Embora já fosse muito conhecido antes da ascensão de Bashar al Assad em 2000, Mahklouf enriqueceu mais ainda quando ele e dois sócios egípcios conseguiram um dos dois contratos de telefonia celular na Síria (os sócios acabaram sendo obrigados a vender suas partes no negócio). De acordo com economistas sírios, a Syriatel detém cerca de 55% do mercado. Quando as reformas econômicas afastaram o país da economia estatal, Makhlouf penetrou nos setores mais lucrativos da economia -imobiliário, transportes, bancos, seguradoras, construção e turismo-, e seus interesses abrangem desde um hotel em Damasco até lojas "duty-free" em aeroportos e na fronteira.
Alguns sírios o elogiam. Um gerente da Syriatel declarou: "Ele passa seu tempo pensando em como erguer uma nova Síria.

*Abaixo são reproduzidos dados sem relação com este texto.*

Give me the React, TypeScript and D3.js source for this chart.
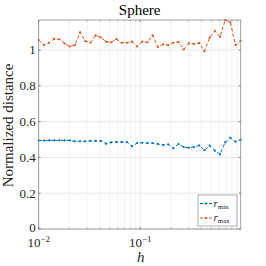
import React from 'react';
import * as d3 from 'd3';

const H = [0.01, 0.01125, 0.01265, 0.01422, 0.016, 0.01799, 0.02023, 0.02275, 0.02559, 0.02877,
  0.03236, 0.03639, 0.04093, 0.04603, 0.05176, 0.05821, 0.06546, 0.07362, 0.08279, 0.09311,
  0.1047, 0.1178, 0.1324, 0.1489, 0.1675, 0.1884, 0.2118, 0.2382, 0.2679, 0.3013,
  0.3388, 0.3811, 0.4285, 0.4819, 0.542, 0.6095, 0.6855, 0.7709, 0.867, 0.975];

const R_MIN = [0.495, 0.494, 0.495, 0.495, 0.495, 0.495, 0.495, 0.49, 0.49, 0.49,
  0.492, 0.492, 0.492, 0.477, 0.484, 0.486, 0.486, 0.486, 0.462, 0.48,
  0.482, 0.48, 0.48, 0.475, 0.469, 0.473, 0.451, 0.475, 0.458, 0.454,
  0.458, 0.467, 0.44, 0.466, 0.438, 0.417, 0.484, 0.51, 0.488, 0.499];

const R_MAX = [1.056, 1.028, 1.041, 1.063, 1.06, 1.037, 1.02, 1.028, 1.099, 1.05,
  1.041, 1.082, 1.071, 1.047, 1.043, 1.061, 1.041, 1.041, 1.047, 1.02,
  1.047, 1.043, 1.082, 1.017, 1.032, 1.028, 1.041, 1.045, 1.004, 1.037,
  1.035, 1.039, 0.994, 1.069, 1.106, 1.074, 1.168, 1.155, 1.028, 1.052];

const Y_TICKS = [0, 0.2, 0.4, 0.6, 0.8, 1];
const X_TICKS = [0.01, 0.1];
const X_TICK_EXP = ['\u22122', '\u22121'];

const W = 266, HT = 266;
const M = { left: 38.7, right: 240.7, top: 20, bottom: 229 };
const BLUE = '#0072BD';
const ORANGE = '#D95319';
const FONT = "'Liberation Serif', 'DejaVu Serif', serif";

export default function App() {
  const x = d3.scaleLog().domain([0.01, 0.975]).range([M.left, M.right]);
  const y = d3.scaleLinear().domain([0, 1.168]).range([M.bottom, M.top]);
  const line = d3.line<number>().x((_, i) => x(H[i])).y(d => y(d));

  const minor: number[] = [];
  [0.01, 0.1].forEach(dec => {
    for (let k = 2; k <= 9; k++) {
      const v = dec * k;
      if (v <= 0.975) minor.push(v);
    }
  });

  const series = [
    { vals: R_MIN, color: BLUE },
    { vals: R_MAX, color: ORANGE },
  ];

  const lx = 198, ly = 195, lw = 39, lh = 31;
  const ts = { fontFamily: FONT, fontWeight: 400 as const };

  return (
    <div style={{ position: 'absolute', left: 0, top: 0 }}>
      <svg width={W} height={HT} style={{ display: 'block', background: '#fff' }}>
        <rect x={M.left} y={M.top} width={M.right - M.left} height={M.bottom - M.top} fill="#fff" />
        {minor.map((v, i) => (
          <line key={'mg' + i} x1={x(v)} x2={x(v)} y1={M.top} y2={M.bottom} stroke="#efefef" strokeWidth={0.8} />
        ))}
        {X_TICKS.map((v, i) => (
          <line key={'xg' + i} x1={x(v)} x2={x(v)} y1={M.top} y2={M.bottom} stroke="#e2e2e2" strokeWidth={0.8} />
        ))}
        {Y_TICKS.map((v, i) => (
          <line key={'yg' + i} x1={M.left} x2={M.right} y1={y(v)} y2={y(v)} stroke="#e2e2e2" strokeWidth={0.8} />
        ))}
        {series.map((s, si) => (
          <g key={'s' + si}>
            <path d={line(s.vals) || ''} fill="none" stroke={s.color} strokeWidth={1} strokeDasharray="3.5,2" />
            {s.vals.map((v, i) => (
              <circle key={i} cx={x(H[i])} cy={y(v)} r={1.1} fill={s.color} />
            ))}
          </g>
        ))}
        <rect x={M.left} y={M.top} width={M.right - M.left} height={M.bottom - M.top} fill="none" stroke="#8c8c8c" strokeWidth={0.8} />
        {Y_TICKS.map((v, i) => (
          <g key={'yt' + i}>
            <line x1={M.left} x2={M.left + 2} y1={y(v)} y2={y(v)} stroke="#555" strokeWidth={0.7} />
            <line x1={M.right} x2={M.right - 2} y1={y(v)} y2={y(v)} stroke="#555" strokeWidth={0.7} />
            <text x={M.left - 3} y={y(v) - (v === 0 ? 1.5 : 0)} dy="0.33em" textAnchor="end" style={{ ...ts, fontSize: 13 }} fill="#262626">
              {String(v)}
            </text>
          </g>
        ))}
        {minor.map((v, i) => (
          <g key={'mt' + i}>
            <line x1={x(v)} x2={x(v)} y1={M.bottom} y2={M.bottom - 1.2} stroke="#777" strokeWidth={0.6} />
            <line x1={x(v)} x2={x(v)} y1={M.top} y2={M.top + 1.2} stroke="#777" strokeWidth={0.6} />
          </g>
        ))}
        {X_TICKS.map((v, i) => (
          <g key={'xt' + i}>
            <line x1={x(v)} x2={x(v)} y1={M.bottom} y2={M.bottom - 2} stroke="#555" strokeWidth={0.7} />
            <line x1={x(v)} x2={x(v)} y1={M.top} y2={M.top + 2} stroke="#555" strokeWidth={0.7} />
            <text x={x(v)} y={247} textAnchor="middle" style={{ ...ts, fontSize: 13 }} fill="#262626">
              10<tspan style={{ fontSize: 9 }} dy={-5}>{X_TICK_EXP[i]}</tspan>
            </text>
          </g>
        ))}
        <text x={(M.left + M.right) / 2} y={15} textAnchor="middle" style={{ ...ts, fontSize: 15 }} fill="#000">Sphere</text>
        <text x={(M.left + M.right) / 2 + 1} y={262} textAnchor="middle" style={{ ...ts, fontSize: 15, fontStyle: 'italic' }} fill="#262626">h</text>
        <text transform={`translate(13,${(M.top + M.bottom) / 2 + 1}) rotate(-90)`} textAnchor="middle" style={{ ...ts, fontSize: 15 }} fill="#262626">Normalized distance</text>
        <rect x={lx} y={ly} width={lw} height={lh} fill="#fff" stroke="#8c8c8c" strokeWidth={0.7} />
        {series.map((s, si) => {
          const yy = ly + 8.5 + si * 14.5;
          return (
            <g key={'l' + si}>
              <line x1={lx + 2} x2={lx + 14} y1={yy} y2={yy} stroke={s.color} strokeWidth={1} strokeDasharray="3,1.5" />
              <circle cx={lx + 8} cy={yy} r={1.1} fill={s.color} />
              <text x={lx + 15.5} y={yy + 3} style={{ ...ts, fontSize: 11 }} fill="#262626">
                <tspan style={{ fontStyle: 'italic' }}>r</tspan>
                <tspan style={{ fontSize: 7 }} dy={2}>{si === 0 ? 'min' : 'max'}</tspan>
              </text>
            </g>
          );
        })}
      </svg>
    </div>
  );
}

Para os jovens sírios, ele é o ideal de empresário bem sucedido." Mas muitos afirmam que seu sucesso se deu graças a contratos sem licitação e ao uso de influências por trás das quais estava o Estado.
"Todos sabem que não é possível fazer nada sem ele", disse Amr Al Azm, professor da Universidade Estadual Shawnee, no Ohio.
Mesmo alguns comentaristas que veem Assad com bons olhos especulam sobre a possibilidade de Makhlouf ser sacrificado em uma tentativa de preservar o governo. "Neste momento, eles fariam qualquer coisa para se conservarem no poder", disse o funcionário da administração Obama.